Problem requirements — Your answer should be a single number: how many lines in the data below hold the string "this".

[Figure scripts]

----

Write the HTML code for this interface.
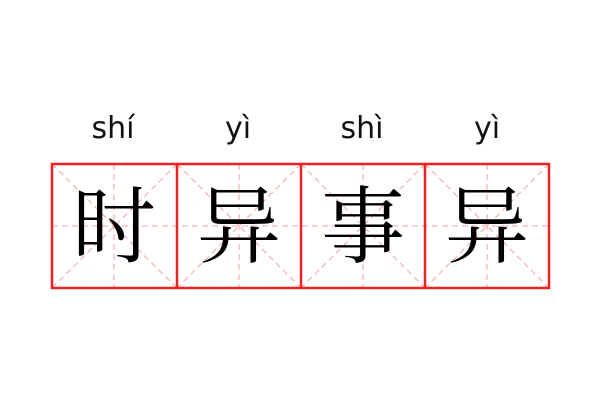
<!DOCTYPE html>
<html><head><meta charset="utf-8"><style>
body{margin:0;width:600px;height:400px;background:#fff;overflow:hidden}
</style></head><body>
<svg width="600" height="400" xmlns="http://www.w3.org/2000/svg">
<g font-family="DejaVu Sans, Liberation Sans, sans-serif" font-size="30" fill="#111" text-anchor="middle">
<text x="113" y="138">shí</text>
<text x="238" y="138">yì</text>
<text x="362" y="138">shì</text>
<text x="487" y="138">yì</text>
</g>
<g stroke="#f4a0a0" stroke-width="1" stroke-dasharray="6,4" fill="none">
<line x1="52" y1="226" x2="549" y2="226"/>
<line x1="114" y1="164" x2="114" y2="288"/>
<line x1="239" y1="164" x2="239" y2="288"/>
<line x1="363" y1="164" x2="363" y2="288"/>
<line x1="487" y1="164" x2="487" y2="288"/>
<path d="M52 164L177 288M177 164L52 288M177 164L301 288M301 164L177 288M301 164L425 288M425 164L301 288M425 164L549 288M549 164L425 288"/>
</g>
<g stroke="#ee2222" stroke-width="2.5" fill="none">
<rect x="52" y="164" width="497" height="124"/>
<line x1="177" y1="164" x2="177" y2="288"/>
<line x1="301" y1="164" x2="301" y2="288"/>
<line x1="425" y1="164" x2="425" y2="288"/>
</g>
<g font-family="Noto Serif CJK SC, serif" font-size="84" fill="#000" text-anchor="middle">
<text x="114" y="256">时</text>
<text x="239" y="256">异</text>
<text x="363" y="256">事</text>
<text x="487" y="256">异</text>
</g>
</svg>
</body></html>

----

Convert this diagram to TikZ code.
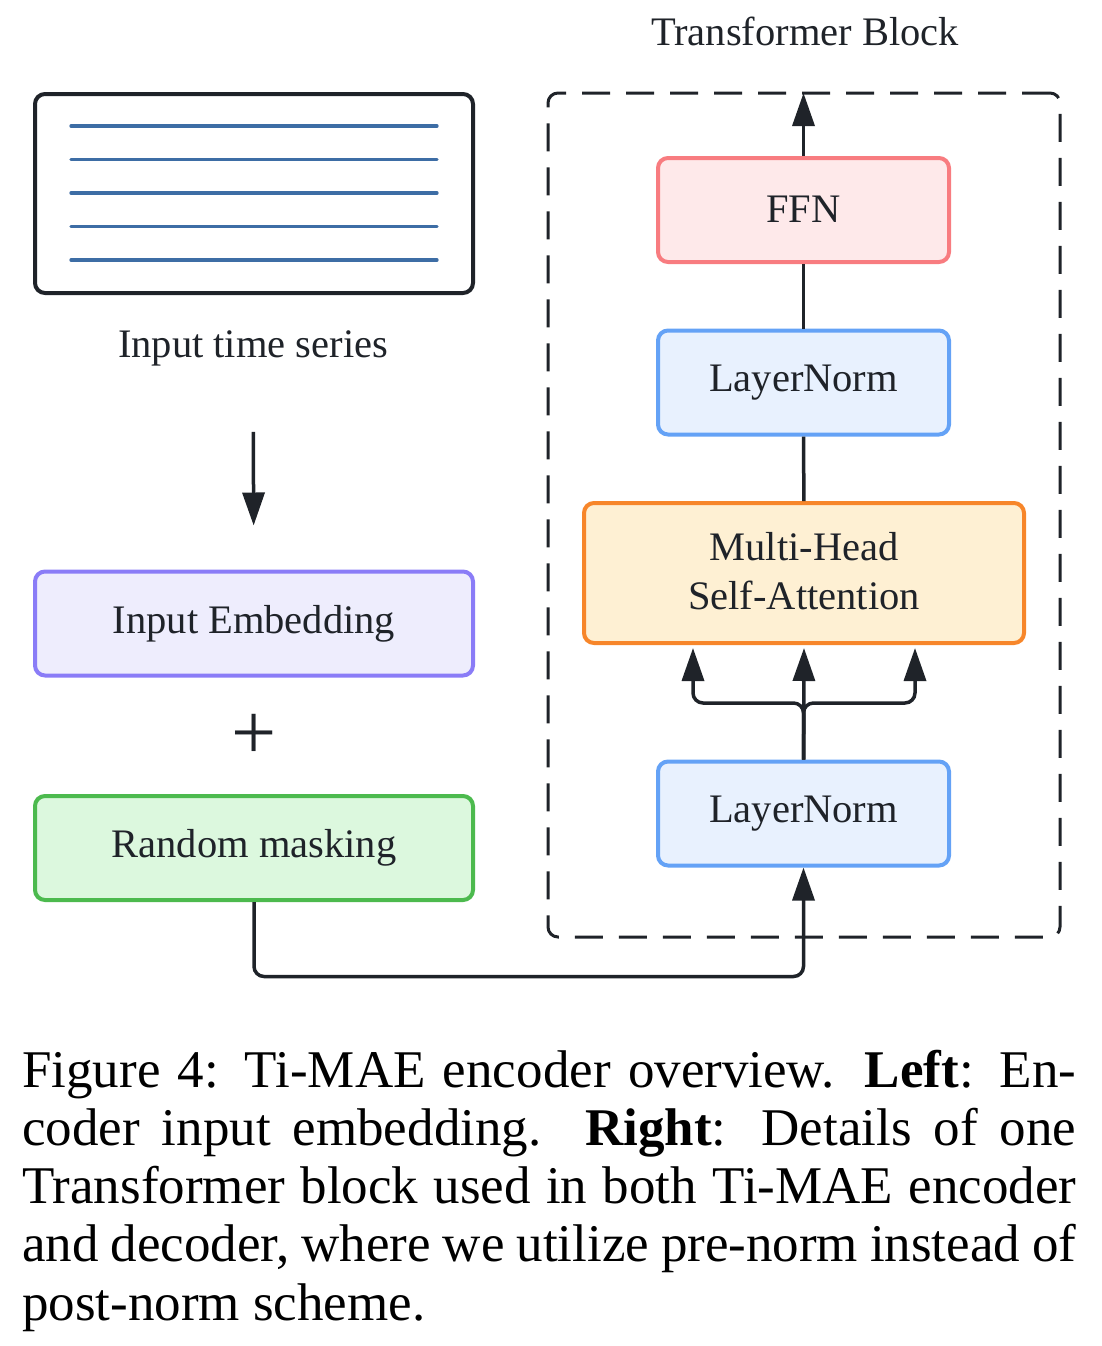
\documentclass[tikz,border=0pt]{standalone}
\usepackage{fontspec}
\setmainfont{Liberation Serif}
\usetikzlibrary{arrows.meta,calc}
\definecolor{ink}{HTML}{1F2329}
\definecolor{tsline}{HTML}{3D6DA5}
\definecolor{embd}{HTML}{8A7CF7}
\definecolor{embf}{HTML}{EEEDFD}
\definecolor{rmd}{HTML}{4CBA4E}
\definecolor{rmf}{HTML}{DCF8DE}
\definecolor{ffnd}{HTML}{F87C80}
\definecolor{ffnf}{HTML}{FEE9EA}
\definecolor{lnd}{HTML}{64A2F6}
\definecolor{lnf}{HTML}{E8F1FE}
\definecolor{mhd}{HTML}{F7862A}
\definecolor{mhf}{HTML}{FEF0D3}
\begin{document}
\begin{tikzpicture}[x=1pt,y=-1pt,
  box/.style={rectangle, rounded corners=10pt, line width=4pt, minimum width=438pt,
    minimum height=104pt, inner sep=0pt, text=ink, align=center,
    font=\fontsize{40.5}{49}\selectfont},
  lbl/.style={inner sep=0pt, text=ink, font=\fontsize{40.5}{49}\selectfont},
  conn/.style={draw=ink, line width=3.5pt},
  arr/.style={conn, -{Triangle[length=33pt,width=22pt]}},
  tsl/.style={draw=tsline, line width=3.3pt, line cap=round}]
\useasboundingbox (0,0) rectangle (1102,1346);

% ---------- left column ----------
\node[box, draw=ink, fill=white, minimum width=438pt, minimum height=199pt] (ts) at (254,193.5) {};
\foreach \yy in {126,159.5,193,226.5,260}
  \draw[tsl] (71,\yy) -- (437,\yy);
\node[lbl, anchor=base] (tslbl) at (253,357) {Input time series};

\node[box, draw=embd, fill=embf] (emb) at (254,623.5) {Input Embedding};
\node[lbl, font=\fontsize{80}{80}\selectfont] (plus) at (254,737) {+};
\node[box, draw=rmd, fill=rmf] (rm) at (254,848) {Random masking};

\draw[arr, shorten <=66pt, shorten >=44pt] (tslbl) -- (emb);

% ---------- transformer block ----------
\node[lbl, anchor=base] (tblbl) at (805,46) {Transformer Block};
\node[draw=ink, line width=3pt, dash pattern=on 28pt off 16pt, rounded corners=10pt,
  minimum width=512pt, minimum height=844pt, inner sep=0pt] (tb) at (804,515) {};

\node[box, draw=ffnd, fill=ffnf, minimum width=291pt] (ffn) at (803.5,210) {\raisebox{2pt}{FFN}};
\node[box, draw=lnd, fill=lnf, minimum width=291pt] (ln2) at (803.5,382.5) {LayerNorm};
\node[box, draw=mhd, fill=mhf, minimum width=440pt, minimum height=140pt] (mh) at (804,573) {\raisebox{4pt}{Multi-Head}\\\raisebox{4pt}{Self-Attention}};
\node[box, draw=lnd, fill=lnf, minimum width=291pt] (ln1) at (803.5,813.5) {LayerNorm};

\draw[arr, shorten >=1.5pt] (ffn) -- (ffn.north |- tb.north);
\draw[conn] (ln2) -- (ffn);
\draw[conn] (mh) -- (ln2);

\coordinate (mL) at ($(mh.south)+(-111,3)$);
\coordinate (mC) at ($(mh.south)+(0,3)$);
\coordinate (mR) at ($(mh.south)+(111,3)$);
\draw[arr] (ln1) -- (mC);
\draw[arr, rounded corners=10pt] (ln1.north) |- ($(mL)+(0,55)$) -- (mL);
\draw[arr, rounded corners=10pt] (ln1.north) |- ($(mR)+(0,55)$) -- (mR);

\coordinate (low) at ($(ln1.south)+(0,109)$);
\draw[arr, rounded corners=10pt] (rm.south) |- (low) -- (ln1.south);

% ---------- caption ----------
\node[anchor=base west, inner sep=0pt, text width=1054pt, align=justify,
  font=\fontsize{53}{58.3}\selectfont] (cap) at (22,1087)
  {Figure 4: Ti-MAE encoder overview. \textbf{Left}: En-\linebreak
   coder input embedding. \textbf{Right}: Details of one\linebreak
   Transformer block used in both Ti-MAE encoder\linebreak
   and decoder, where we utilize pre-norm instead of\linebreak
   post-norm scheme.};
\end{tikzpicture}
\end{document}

----

The output — 2